Thursday, November 27, 2008

Days of fall: Turkey
















Roasted Herb Rubbed Turkey with stuffing


Herb Stuffing

1 large rib celery, chopped
1 small onion, chopped
2 cloves garlic, minced
5 cups plain croutons, or dried bread cubes
1 Tablespoon dried parsley flakes
1 teaspoon dried thyme leaves
1 teaspoon rubbed sage
1 teaspoon dried rosemary, crushed,
1/2 teaspoon ground black pepper
chicken broth, about 2 cups maybe more depending on your dried bread cubes

Saute celery and onion in a skillet with a little bit of butter. When the vegetables begin to soften add garlic and saute about 2 minutes. Add 2 cups broth and remove from heat. Add the spices to the broth mixture stir to incorporate. Place the bread cubes in a large bowl. Add broth mixture and stir until bread is moistened.

Roasted Herb Rubbed Turkey

2 Tablespoons herbs de Provence
1 Tablespoon kosher salt
2 teaspoons fresh ground black pepper
3 Tablespoons Wegman's basting oil

Pre-heat oven to 425 degrees Fahrenheit.

In a small prep bowl combine the salt and spices together to make the dry rub. Set aside. Pour basting oil into a separate prep bowl. Prepare your roasting pan and turkey. Rinse turkey inside and out pat dry with paper towels. Gently stuff turkey with herb stuffing. Tuck legs under skin fold or use cooking twine to bind them together. Begin rubbing herb rub over the breast of the turkey. Rub more along legs, wings and back of turkey. Using fingers distribute the basting oil by rubbing into the skin all over the turkey. Add a cup of water to the pan to prevent drippings from burning.

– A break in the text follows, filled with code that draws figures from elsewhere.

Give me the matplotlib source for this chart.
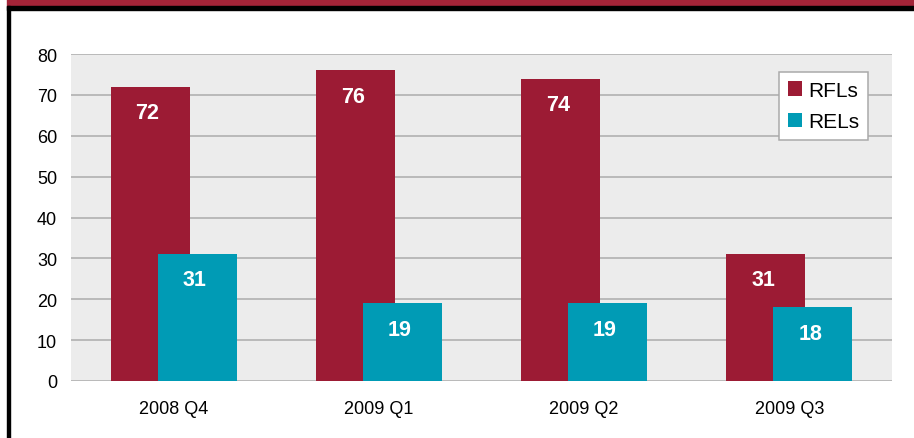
import numpy as np
import matplotlib.pyplot as plt
from matplotlib.patches import Rectangle

plt.rcParams['font.family'] = ['Liberation Sans', 'DejaVu Sans']

quarters = ['2008 Q4', '2009 Q1', '2009 Q2', '2009 Q3']
rfls = [72, 76, 74, 31]
rels = [31, 19, 19, 18]

red = '#9c1b34'
teal = '#009bb5'

fig = plt.figure(figsize=(9.14, 4.39), dpi=100)
W, H = 914, 439

# header band and frame
fig.patches.append(Rectangle((7 / W, 1 - 7 / H), 1, 7 / H, transform=fig.transFigure,
                             color='#a32438', zorder=0))
fig.patches.append(Rectangle((7 / W, 1 - 11 / H), 1, 4 / H, transform=fig.transFigure,
                             color='black', zorder=0))
fig.patches.append(Rectangle((7 / W, 0), 3 / W, 1 - 7 / H, transform=fig.transFigure,
                             color='black', zorder=0))

ax = fig.add_axes([71 / W, 1 - 382 / H, 821 / W, 327 / H])
ax.set_facecolor('#ececec')

x = np.arange(len(quarters))
w = 0.385
off = 0.1145
b1 = ax.bar(x - off, rfls, w, color=red, zorder=2, label='RFLs')
b2 = ax.bar(x + off, rels, w, color=teal, zorder=3, label='RELs')

for bars, vals in ((b1, rfls), (b2, rels)):
    for b, v in zip(bars, vals):
        ax.annotate(str(v), (b.get_x() + b.get_width() / 2, v), xytext=(-2, -18.5),
                    textcoords='offset points', ha='center', va='center',
                    color='white', fontsize=15.5, fontweight='bold', zorder=4)

ax.set_xlim(-0.5, 3.5)
ax.set_ylim(0, 80)
ax.set_yticks(range(0, 81, 10))
ax.set_xticks(x)
ax.set_xticklabels(quarters)
ax.yaxis.grid(True, color='#ababab', linewidth=1.1, zorder=1)
ax.set_axisbelow(True)
for s in ax.spines.values():
    s.set_visible(False)
ax.tick_params(axis='both', length=0, labelsize=13)
ax.tick_params(axis='y', pad=10)
ax.tick_params(axis='x', pad=14)

leg = ax.legend(loc='upper right', bbox_to_anchor=(797 / 821, 309 / 327), borderaxespad=0,
                fontsize=15, fancybox=False, framealpha=1, edgecolor='#aaaaaa',
                handlelength=0.67, handleheight=0.67, handletextpad=0.3,
                labelspacing=0.6, borderpad=0.42)
leg.get_frame().set_linewidth(1.1)

plt.savefig('out.png', dpi=100)
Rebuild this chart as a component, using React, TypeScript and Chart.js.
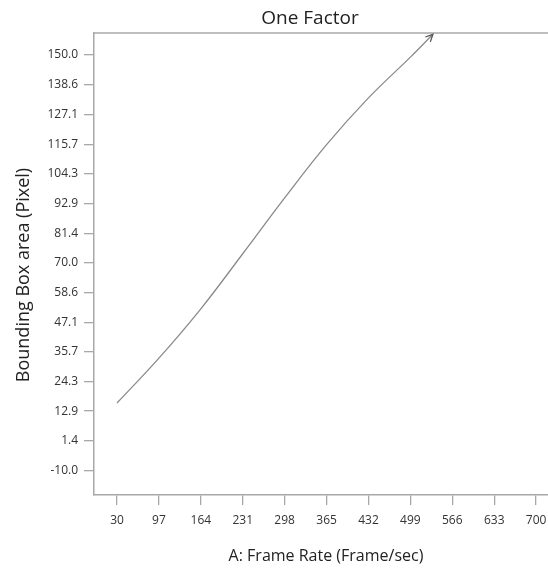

Cover loosely with foil and cook for 30 minutes at 425 degrees Fahrenheit. Remove from oven baste and cook another 30 minutes. Remove from oven, baste, remove foil and reduce oven temperature to 350 degrees Fahrenheit. Add more water to the pan as needed, the pan should have some liquid in the bottom to prevent burning. Return turkey to oven for 60 minutes. Remove from oven. Baste and cover with foil if browning too quickly. Return to oven for 30 minutes. Baste again and cook 30 minutes longer. Remove from oven and check internal temperature using an instant read thermometer. If the temperature is not high enough return to oven 30 minutes longer, the temperature should be 180 degrees for the meat and 165 degrees for the stuffing. Let turkey rest 30 minutes before carving. Reserve pan drippings for gravy.

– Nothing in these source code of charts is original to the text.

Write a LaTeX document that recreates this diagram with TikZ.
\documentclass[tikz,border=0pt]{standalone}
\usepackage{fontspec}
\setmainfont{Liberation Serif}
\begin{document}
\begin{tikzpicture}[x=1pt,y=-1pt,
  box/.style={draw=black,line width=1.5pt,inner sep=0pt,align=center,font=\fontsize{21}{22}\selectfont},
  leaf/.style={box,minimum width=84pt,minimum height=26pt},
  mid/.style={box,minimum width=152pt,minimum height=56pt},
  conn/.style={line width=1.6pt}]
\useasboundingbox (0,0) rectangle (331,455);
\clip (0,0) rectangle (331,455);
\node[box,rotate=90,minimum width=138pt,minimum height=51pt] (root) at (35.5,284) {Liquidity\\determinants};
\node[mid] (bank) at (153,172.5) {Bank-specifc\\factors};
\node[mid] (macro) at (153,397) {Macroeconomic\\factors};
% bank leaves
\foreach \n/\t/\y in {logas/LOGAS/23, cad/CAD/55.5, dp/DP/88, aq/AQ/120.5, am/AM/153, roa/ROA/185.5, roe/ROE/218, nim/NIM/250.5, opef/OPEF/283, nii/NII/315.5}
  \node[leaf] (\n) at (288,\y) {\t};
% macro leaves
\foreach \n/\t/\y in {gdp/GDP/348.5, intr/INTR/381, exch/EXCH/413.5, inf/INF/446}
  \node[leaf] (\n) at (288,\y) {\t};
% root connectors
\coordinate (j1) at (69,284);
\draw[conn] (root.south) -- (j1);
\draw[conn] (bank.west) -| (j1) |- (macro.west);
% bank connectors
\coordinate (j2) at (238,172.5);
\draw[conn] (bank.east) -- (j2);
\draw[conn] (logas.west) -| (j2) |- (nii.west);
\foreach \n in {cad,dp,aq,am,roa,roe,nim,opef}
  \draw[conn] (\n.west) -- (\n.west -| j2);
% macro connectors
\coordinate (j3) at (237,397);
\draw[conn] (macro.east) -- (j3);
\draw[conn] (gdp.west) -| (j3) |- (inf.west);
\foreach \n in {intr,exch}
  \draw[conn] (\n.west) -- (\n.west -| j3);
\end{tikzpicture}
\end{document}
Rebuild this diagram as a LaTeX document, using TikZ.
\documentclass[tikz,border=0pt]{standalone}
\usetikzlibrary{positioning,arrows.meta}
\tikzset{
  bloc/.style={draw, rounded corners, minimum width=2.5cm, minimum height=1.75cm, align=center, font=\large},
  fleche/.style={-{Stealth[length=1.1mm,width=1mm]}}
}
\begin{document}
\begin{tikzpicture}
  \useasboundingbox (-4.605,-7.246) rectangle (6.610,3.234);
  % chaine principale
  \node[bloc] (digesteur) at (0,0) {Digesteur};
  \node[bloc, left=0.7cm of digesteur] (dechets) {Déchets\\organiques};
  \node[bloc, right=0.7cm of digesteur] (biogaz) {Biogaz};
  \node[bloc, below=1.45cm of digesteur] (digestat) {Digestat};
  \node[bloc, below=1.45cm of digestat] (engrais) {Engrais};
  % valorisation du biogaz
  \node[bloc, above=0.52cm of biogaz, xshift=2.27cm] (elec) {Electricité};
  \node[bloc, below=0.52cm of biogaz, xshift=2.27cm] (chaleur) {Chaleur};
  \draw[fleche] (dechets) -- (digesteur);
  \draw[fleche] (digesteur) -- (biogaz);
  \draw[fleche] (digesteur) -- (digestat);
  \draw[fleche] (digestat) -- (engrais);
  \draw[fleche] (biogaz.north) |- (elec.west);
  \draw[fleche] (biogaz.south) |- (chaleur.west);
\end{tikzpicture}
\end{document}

Roasted sweet potato wedges
(recipe from Real Simple) makes 6-8 servings

2 Tablespoons olive oil
3 Tablespoons brown sugar
1 teaspoon dried thyme leaves
1/4 teaspoon ground nutmeg
4 pounds small sweet potatoes, peeled and cut into wedges
salt and pepper to taste

Preheat oven to 400 degrees Fahrenheit

In a large bowl combine the oil, sugar, and spices. Add the sweet potatoes. Stir to combine. Spread wedges on a rimmed baking sheet in a single layer. (foil lined, sprayed with cooking spray is a good idea) Sprinkle with salt and pepper. Bake until edged are dark brown and wedges are crisp about 1 hour turning once, midway.

You can cut and season wedges up to 2 hours ahead of cooking.